PROMPT
Every line in the listing below from the one with "Reproduce this chart with Apache ECharts." through the one with "2080], [10.57, 2240]]" is to be reproduced exactly, both ends included; leave out the rest.

Excerpt from a dataset
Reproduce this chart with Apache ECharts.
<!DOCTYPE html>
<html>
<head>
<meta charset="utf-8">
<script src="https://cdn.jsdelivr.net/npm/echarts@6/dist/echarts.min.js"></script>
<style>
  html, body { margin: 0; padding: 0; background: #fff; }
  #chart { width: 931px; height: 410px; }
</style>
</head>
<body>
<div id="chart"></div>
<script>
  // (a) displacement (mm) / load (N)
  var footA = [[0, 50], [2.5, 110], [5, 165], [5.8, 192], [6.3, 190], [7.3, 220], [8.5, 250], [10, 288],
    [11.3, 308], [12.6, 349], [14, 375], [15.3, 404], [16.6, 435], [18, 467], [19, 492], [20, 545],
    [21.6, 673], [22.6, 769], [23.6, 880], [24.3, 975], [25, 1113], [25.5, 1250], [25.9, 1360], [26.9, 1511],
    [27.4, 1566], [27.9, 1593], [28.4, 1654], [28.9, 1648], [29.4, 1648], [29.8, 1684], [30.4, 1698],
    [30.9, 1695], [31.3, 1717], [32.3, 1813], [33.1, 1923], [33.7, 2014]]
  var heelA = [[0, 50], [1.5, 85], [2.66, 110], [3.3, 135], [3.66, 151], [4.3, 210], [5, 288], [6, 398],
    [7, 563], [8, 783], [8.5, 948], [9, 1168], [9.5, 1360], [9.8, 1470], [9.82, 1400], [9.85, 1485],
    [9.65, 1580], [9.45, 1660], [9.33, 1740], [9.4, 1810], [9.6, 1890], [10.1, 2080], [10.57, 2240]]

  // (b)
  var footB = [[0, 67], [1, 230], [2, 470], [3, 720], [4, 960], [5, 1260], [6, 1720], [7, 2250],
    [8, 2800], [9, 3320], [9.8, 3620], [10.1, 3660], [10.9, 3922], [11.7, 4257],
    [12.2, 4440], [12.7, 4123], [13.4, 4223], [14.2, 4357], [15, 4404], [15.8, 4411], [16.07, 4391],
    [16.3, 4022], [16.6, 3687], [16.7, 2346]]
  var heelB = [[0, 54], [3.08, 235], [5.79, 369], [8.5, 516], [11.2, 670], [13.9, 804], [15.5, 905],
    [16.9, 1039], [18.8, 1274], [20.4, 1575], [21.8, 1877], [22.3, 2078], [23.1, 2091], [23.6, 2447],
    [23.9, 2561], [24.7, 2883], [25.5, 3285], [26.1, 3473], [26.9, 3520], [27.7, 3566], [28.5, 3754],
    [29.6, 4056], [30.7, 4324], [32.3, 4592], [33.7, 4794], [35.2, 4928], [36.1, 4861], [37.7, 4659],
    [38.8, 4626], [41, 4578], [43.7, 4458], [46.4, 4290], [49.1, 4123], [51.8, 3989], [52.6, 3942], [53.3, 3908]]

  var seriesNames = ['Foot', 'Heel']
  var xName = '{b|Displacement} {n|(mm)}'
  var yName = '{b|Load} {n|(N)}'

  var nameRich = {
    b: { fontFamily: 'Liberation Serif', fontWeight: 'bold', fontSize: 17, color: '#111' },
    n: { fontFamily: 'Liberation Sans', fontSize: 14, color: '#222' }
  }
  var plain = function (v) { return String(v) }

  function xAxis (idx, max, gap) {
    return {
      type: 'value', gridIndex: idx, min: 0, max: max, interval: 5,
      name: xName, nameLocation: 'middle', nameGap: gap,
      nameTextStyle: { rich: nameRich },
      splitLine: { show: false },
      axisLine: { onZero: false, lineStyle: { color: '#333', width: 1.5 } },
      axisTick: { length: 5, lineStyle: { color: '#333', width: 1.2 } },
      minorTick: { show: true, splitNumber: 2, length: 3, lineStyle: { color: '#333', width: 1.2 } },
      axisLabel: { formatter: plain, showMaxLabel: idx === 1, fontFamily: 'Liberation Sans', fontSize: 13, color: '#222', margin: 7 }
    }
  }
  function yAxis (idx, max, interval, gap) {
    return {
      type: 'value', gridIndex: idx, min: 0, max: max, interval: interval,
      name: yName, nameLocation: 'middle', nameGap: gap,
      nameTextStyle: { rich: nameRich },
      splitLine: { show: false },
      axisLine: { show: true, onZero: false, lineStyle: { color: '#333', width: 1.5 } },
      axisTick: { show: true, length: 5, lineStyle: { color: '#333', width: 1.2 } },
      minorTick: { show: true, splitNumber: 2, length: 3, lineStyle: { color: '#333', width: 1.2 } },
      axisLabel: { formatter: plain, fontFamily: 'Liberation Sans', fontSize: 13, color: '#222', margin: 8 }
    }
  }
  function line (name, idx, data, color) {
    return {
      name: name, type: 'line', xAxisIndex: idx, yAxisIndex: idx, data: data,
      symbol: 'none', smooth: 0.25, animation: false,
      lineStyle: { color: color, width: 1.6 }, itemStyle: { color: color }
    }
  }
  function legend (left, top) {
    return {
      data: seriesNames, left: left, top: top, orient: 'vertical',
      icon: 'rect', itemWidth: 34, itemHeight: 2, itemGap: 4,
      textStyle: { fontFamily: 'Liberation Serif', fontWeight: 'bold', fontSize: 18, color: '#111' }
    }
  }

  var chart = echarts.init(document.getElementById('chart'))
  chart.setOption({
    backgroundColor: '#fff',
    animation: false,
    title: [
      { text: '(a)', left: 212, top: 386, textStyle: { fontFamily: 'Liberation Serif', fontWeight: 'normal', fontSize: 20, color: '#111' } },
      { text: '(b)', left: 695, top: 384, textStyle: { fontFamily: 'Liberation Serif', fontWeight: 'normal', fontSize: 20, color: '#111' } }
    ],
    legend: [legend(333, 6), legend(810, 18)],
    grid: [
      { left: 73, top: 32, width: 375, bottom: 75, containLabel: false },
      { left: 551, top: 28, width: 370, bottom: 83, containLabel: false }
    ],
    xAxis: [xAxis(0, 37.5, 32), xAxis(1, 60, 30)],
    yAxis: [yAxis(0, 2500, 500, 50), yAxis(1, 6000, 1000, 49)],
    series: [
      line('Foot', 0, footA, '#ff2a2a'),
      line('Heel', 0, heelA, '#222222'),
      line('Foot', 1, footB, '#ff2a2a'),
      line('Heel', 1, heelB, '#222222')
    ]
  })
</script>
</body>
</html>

---

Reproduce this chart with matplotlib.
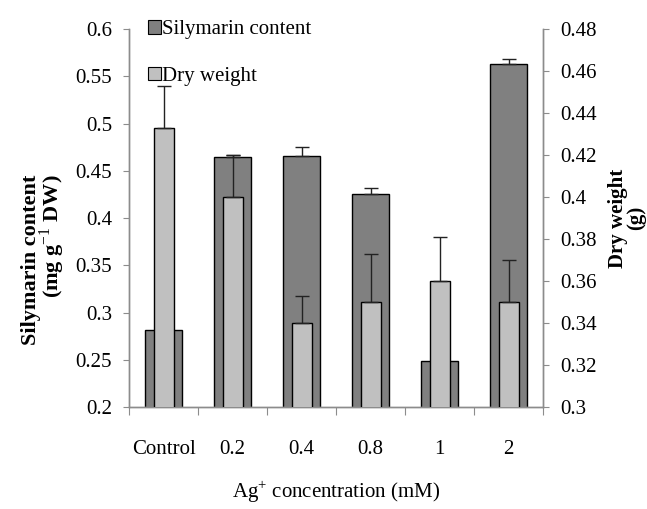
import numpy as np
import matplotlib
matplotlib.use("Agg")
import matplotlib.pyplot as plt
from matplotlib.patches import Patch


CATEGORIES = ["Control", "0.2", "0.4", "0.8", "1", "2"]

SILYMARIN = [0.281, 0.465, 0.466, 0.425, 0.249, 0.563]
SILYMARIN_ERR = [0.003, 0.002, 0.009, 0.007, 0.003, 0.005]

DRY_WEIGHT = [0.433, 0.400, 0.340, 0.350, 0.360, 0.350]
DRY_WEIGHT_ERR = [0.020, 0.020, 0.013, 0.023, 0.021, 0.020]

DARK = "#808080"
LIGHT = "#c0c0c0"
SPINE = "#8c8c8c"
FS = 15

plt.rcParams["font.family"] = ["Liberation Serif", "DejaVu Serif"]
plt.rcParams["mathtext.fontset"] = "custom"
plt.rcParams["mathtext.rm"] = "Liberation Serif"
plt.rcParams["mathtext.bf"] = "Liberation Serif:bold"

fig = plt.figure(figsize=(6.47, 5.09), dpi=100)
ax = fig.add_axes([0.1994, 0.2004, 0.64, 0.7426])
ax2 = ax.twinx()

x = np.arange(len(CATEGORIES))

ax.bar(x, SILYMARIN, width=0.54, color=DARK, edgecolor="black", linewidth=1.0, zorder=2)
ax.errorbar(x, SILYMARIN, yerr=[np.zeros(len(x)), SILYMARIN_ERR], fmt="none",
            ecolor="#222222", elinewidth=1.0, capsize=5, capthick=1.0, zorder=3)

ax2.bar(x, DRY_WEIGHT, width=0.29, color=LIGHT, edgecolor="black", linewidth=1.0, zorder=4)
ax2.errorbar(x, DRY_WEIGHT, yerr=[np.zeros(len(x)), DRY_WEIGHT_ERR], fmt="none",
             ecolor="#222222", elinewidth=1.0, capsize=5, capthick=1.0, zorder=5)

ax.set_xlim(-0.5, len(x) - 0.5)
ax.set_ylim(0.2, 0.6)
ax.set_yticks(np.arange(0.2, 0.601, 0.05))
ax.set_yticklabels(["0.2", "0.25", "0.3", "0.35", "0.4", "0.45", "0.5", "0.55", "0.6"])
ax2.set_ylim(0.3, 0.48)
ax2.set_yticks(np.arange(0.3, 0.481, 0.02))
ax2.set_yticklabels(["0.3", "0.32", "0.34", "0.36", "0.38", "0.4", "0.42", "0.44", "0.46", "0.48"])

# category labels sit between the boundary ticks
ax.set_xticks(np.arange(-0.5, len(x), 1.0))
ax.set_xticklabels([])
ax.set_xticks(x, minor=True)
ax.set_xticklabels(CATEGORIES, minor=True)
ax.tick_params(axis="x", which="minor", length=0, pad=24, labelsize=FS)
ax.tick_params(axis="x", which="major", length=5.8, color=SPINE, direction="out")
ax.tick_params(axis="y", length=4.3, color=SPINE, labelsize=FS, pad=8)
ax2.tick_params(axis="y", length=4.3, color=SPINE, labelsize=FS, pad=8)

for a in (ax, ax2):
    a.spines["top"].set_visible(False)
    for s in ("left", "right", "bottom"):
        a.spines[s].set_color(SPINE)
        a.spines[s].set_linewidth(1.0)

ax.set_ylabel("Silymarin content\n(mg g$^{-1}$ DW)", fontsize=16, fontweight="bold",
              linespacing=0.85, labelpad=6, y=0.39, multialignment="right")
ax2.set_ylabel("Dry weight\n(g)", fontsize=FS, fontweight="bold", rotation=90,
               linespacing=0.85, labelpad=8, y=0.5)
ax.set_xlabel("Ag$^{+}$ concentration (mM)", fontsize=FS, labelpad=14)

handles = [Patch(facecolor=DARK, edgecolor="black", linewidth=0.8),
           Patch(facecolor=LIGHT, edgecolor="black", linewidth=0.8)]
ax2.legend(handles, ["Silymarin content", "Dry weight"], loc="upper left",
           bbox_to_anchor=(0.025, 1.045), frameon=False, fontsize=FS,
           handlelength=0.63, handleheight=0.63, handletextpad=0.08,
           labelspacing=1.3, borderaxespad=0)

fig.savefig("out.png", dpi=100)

SOLUTION
Reproduce this chart with Apache ECharts.
<!DOCTYPE html>
<html>
<head>
<meta charset="utf-8">
<script src="https://cdn.jsdelivr.net/npm/echarts@6/dist/echarts.min.js"></script>
<style>
  html, body { margin: 0; padding: 0; background: #fff; }
  #chart { width: 931px; height: 410px; }
</style>
</head>
<body>
<div id="chart"></div>
<script>
  // (a) displacement (mm) / load (N)
  var footA = [[0, 50], [2.5, 110], [5, 165], [5.8, 192], [6.3, 190], [7.3, 220], [8.5, 250], [10, 288],
    [11.3, 308], [12.6, 349], [14, 375], [15.3, 404], [16.6, 435], [18, 467], [19, 492], [20, 545],
    [21.6, 673], [22.6, 769], [23.6, 880], [24.3, 975], [25, 1113], [25.5, 1250], [25.9, 1360], [26.9, 1511],
    [27.4, 1566], [27.9, 1593], [28.4, 1654], [28.9, 1648], [29.4, 1648], [29.8, 1684], [30.4, 1698],
    [30.9, 1695], [31.3, 1717], [32.3, 1813], [33.1, 1923], [33.7, 2014]]
  var heelA = [[0, 50], [1.5, 85], [2.66, 110], [3.3, 135], [3.66, 151], [4.3, 210], [5, 288], [6, 398],
    [7, 563], [8, 783], [8.5, 948], [9, 1168], [9.5, 1360], [9.8, 1470], [9.82, 1400], [9.85, 1485],
    [9.65, 1580], [9.45, 1660], [9.33, 1740], [9.4, 1810], [9.6, 1890], [10.1, 2080], [10.57, 2240]]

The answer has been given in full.